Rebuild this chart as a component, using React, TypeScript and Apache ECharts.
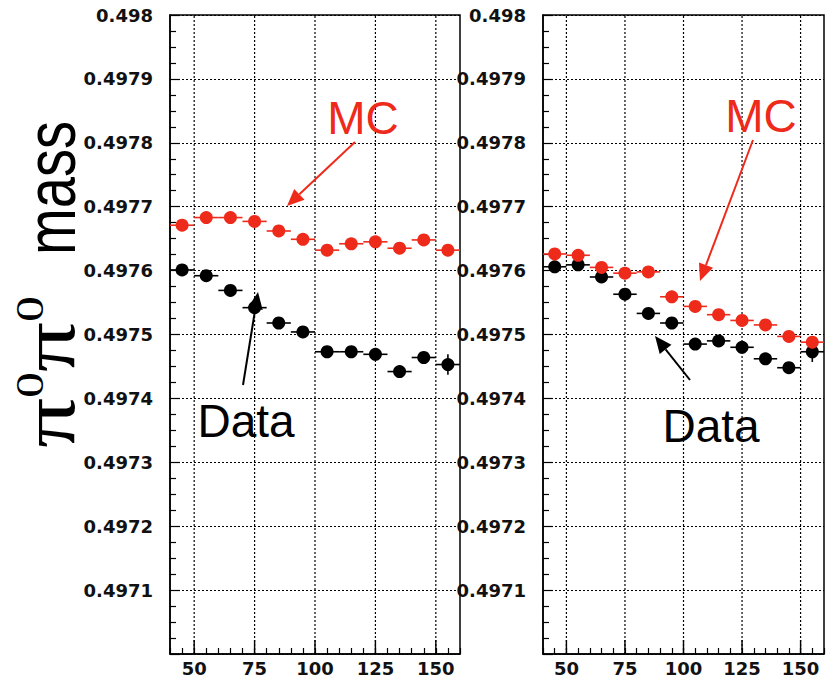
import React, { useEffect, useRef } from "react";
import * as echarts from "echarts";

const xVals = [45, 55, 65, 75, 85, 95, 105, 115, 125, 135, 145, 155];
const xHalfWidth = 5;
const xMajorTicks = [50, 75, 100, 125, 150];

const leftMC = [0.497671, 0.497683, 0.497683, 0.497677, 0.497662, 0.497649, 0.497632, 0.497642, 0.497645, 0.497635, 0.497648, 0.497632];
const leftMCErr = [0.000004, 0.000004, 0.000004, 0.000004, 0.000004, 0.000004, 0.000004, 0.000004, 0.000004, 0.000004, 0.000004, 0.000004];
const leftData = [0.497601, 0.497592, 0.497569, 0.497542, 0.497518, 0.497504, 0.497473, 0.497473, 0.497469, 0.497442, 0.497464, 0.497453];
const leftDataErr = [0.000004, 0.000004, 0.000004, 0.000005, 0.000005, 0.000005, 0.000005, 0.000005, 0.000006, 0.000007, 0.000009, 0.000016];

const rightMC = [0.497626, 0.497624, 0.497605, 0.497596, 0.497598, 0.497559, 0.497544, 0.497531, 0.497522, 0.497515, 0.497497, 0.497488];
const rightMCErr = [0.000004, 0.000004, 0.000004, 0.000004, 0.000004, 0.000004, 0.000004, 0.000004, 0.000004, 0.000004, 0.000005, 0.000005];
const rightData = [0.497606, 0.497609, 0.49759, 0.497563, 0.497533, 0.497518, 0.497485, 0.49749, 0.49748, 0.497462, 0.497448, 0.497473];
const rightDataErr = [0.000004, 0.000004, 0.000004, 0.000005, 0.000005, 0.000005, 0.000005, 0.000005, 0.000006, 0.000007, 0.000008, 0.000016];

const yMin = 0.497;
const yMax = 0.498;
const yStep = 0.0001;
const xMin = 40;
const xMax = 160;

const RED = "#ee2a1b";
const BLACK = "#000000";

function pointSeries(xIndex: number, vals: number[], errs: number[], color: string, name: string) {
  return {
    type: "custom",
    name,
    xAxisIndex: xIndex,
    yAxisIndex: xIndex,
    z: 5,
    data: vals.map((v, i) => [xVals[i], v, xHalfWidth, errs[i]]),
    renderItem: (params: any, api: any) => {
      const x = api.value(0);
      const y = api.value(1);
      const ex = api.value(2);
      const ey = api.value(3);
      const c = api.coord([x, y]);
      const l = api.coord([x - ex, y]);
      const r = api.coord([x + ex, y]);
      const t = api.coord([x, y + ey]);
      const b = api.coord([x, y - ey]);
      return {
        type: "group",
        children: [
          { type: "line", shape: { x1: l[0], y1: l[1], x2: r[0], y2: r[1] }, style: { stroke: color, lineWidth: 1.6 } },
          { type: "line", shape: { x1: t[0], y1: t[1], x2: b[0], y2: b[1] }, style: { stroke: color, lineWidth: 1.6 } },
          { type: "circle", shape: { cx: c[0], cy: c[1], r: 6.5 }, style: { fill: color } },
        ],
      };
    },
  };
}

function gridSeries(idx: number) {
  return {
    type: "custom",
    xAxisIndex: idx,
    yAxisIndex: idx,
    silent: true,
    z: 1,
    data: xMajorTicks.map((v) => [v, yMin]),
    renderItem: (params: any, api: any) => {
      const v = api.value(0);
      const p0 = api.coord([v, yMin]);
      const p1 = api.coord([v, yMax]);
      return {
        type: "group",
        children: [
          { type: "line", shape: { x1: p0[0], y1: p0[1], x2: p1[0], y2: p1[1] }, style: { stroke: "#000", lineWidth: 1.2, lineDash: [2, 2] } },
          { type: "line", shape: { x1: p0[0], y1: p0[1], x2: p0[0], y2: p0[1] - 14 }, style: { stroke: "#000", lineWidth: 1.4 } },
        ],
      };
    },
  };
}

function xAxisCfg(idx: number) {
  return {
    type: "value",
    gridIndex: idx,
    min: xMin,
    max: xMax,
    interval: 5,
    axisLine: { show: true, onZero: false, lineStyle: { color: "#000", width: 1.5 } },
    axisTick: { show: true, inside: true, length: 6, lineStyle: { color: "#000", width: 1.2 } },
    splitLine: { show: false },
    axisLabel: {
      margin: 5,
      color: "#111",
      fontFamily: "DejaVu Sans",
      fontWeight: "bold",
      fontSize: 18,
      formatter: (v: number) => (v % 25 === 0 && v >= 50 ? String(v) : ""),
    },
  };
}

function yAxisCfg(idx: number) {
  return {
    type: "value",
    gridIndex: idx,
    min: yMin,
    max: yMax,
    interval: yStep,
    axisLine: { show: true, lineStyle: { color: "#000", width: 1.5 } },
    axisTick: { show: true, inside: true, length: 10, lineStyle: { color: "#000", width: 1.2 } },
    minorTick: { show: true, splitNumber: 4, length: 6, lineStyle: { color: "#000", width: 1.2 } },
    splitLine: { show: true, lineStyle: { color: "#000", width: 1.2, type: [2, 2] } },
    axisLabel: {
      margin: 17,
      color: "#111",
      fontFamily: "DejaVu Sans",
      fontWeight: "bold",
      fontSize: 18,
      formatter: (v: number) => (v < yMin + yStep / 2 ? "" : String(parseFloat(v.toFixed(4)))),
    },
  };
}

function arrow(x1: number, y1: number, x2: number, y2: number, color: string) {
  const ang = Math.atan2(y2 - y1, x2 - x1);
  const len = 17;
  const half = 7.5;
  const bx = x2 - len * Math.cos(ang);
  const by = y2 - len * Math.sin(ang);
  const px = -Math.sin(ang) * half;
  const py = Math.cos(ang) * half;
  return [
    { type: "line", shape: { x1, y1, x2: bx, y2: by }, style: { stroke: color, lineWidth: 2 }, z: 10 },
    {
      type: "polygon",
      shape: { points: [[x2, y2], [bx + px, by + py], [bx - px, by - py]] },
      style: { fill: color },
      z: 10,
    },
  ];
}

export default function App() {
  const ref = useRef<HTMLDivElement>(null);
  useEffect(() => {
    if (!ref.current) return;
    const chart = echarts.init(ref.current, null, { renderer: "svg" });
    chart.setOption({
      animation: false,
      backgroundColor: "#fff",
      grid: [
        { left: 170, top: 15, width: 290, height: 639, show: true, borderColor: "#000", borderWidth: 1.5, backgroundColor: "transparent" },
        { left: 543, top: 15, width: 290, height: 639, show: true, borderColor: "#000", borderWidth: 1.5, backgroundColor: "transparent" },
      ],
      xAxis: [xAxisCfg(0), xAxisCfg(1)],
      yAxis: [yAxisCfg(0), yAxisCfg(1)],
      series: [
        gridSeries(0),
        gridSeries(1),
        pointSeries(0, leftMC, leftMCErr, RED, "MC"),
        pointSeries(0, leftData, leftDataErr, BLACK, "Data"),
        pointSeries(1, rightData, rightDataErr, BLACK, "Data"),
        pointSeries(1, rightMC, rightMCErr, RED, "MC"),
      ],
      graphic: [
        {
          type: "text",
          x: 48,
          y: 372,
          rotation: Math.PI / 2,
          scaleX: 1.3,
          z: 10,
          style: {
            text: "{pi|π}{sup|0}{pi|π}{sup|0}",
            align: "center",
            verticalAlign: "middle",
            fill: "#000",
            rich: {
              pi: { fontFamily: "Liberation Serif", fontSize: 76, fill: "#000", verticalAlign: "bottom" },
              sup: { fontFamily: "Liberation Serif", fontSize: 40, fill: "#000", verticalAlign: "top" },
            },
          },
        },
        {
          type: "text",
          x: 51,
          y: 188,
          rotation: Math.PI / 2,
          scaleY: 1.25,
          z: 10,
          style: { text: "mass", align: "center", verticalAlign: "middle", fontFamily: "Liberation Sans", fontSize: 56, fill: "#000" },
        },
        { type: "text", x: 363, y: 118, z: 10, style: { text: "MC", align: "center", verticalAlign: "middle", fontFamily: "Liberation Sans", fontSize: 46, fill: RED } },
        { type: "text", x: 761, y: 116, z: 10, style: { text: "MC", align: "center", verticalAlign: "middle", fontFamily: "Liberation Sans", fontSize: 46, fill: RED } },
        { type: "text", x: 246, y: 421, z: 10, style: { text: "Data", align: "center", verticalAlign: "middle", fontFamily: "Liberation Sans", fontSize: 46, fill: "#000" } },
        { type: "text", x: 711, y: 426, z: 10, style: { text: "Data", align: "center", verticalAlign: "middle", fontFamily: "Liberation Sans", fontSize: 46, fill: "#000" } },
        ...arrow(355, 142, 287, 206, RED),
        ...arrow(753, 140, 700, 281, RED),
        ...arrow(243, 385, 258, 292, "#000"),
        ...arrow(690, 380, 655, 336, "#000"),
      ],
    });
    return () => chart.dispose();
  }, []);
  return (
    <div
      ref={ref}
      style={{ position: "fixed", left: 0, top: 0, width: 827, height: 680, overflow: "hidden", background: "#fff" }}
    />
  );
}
+++++
▶ **Exercise objective**: Select the lines in this material that hold the word "React", leaving none out.

▶ **Solution to this exercise**:
Rebuild this chart as a component, using React, TypeScript and Apache ECharts.
import React, { useEffect, useRef } from "react";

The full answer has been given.